Like I said, it can backfire in weird ways. I think it happened because the silence rule made people stop verbal communications, which is the most natural thing in an open office, and it never switched to using email because well...it seems weird to email somebody who's right there. So email clients stayed closed and the communications culture just generally shut down.
Odd. Everywhere I've been with an open office, it's perfectly normal to use electronic chat with someone who's next to you. I guess you would want to make that part of the culture early on, to make it less awkward.
> and culturally if you're typing away with your headphones on its very similar to working with your door closed.

True. But, as with all things that have pros and cons, if your culture doesn't respect that you have headphones on it's not at all like working with your door closed. There is no barrier to a tap on your desk or shoulder with 'a quick question.' This happens quite often where I work and I find myself guilty of doing it as often as it is done to me.
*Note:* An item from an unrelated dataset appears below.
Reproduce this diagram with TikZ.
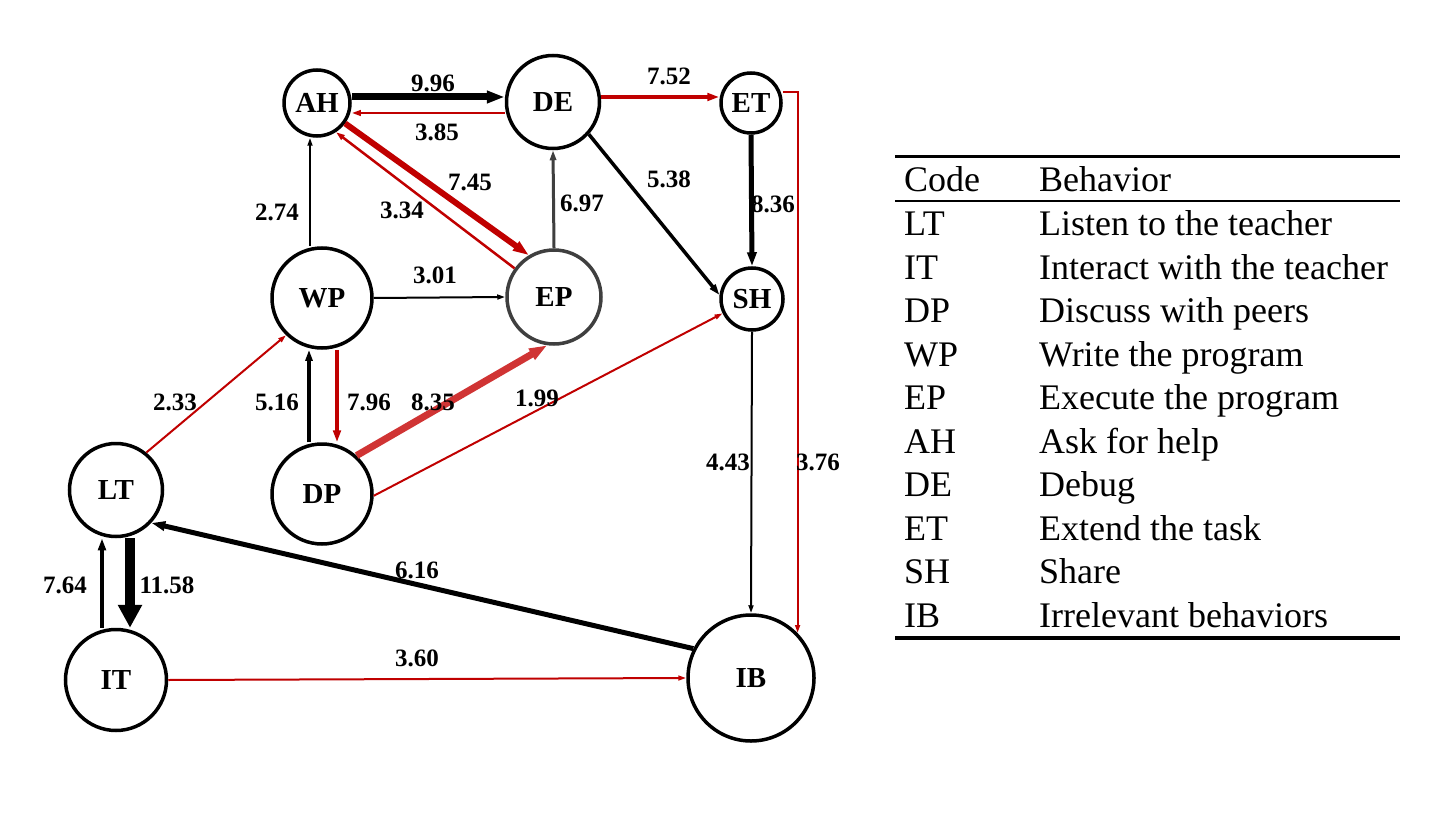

Speaking for myself, a cultural barrier is much less inclined to stop my behavior than a real physical barrier be it a cube with walls or even better an office witha door.

I have worked in a variety of situations the past 10+ years some cubes, once I had an office to myself and open floor plans the past several years. I think my optimal preference would be the shared office approach, with 2 or three individuals in the office. In a small group, it's much easier to request and establish a smaller customized set of things related to mutual respect for differences in how we all work.